BURBANK -- A local resident whose vehicle was seen in a widely shared video sliding on top of a wave of mud down a Burbank street spoke out about the incident on Thursday, saying he wasn't sure if he and his girlfriend were going to survive the wild ride.
Dallas native Desionne Franklin told KTLA he'd never experienced anything like the deluge that hit the home where he is staying in Burbank. He first became worried about the weather conditions when he got up at 6 a.m. Tuesday to get ready for work.
“I heard a rumbling as I was lying in the bed and I woke up," he recalled. "I told my girlfriend, ‘Hey, I don’t know what’s happening, but we’ve got to get ready to go.’"
While the harsh rain that lashed Southern California areas scarred by wildfire early this week brought by far the most deadly and catastrophic consequences in Santa Barbara County, property damage was also sustained in Los Angeles County, as evidenced in the clip.
Video of Franklin's ordeal was captured by crew members with a local firefighters union, Burbank Firefighters Local 778, as the storm battered the region on Tuesday. The video was posted to Instagram on Wednesday.
The video opens on a shot of 700 block of Country Club Drive — a hilly street, buttressed by homes — that looks more like a swift-moving river of sludge. A surge of mud comes downhill, carrying with it a dark-colored Toyota Prius that goes careening down the hill but manages to stay on the curved roadway.
Before he got into the car, Franklin says he had decided to call into work. Instead, he nervously surveyed the scene as it unfolded outside his window "like a torrent of water, and boulders, and rocks, and mud that was a constant flow."
That morning, Franklin shared a video on Instagram showing the sludge as it flowed down the hill.
“Man, look at California,” he can be heard narrating, while the caption opines that such extreme weather incidents are “the price for living in a beautiful state.”
After the downpour slowed, Franklin helped his housemate secure sandbags around the home's perimeter and went back to sleep.
But a few hours later, his housemate came downstairs to tell him the neighborhood was being evacuated. They began packing their things and shoveled about 2 to 4 feet of mud that was caked up in front of the driveway, Franklin said.
But while his housemate was gathering his child and cats, conditions quickly worsened.
"The rain had started coming down, and I start seeing the rocks and boulders again," he described. "I ran back in the house and said, ‘Hey, we don’t have time for that. We have to leave right now.’"

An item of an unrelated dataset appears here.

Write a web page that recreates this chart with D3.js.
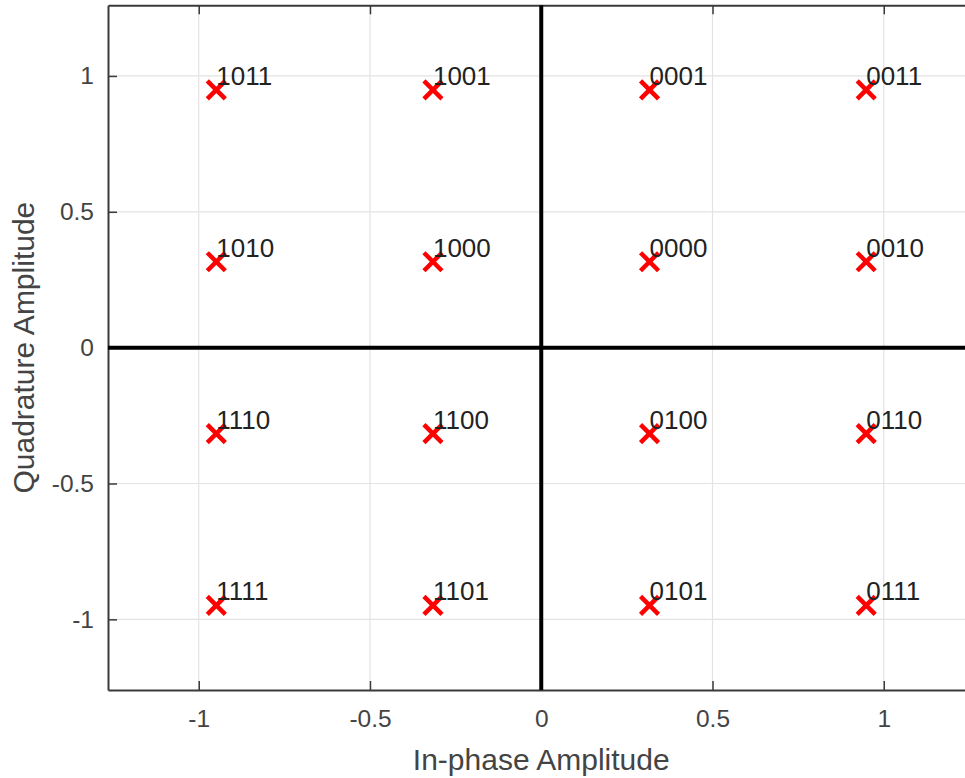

Franklin and his girlfriend were the last to leave, and he attempted to ease his car down the street to avoid puncturing any tires.

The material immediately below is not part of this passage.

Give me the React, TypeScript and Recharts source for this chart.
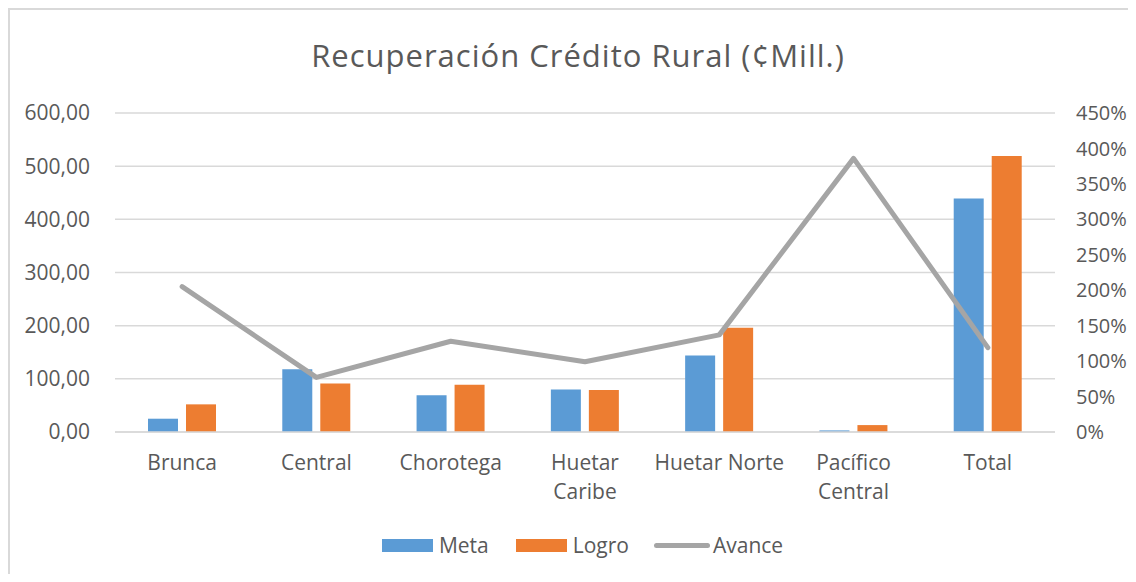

"When I got halfway down the hill, I just felt this burst of water hit the back of the car,” he said.
That's the powerful burst of mud that can be seen in the video. After turning the corner, Franklin said the sedan hydroplaned the rest of the way down the hill.
“I guess this is going to be it for me, right here,” he recalled thinking.
With his girlfriend screaming at the top of her lungs, Franklin managed to get some traction and maneuver the car to the bottom of the hill, where several other smashed-up vehicles had come to rest after similar journeys.
“One of the cars looked like a wadded up piece of foil paper," he said. "You couldn’t even recognize what it was to begin with.”
The pair then drove to the Burbank library to survey the damage to Franklin's car, which he began leasing about seven months ago to drive for ride-hailing apps such as Lyft and Uber. The car was mucked up and scratched, but still functions fine.
“I didn’t even know a Prius could hold up in nothing like that,” he said.
Franklin posted his own video on Instagram of the aftermath, saying he and his girlfriend had "barely made it out."
“I just got pushed down the side of a hill by a wall of water and mud," he can be heard narrating.
On Tuesday, the Verdugo Mountains area that had been charred in the La Tuna Fire last September was particularly vulnerable to flash flooding.
The entire street of Country Club Drive east of Via Montana, an area that boasts several million-dollar homes, was under mandatory evacuation as the rain poured down, and several other roads throughout the area were under voluntary evacuation or closed to through traffic.
On Tuesday morning, Burbank police posted video on Twitter of two other vehicles being washed away in fast-moving floodwater that had turned Country Club Drive into a river of mud. Both cars appeared severely damaged.
Burbank firefighters later said they became trapped in the area of Deer Canyon and Sunset Basins as flowing mud made it impossible for residents to leave their homes.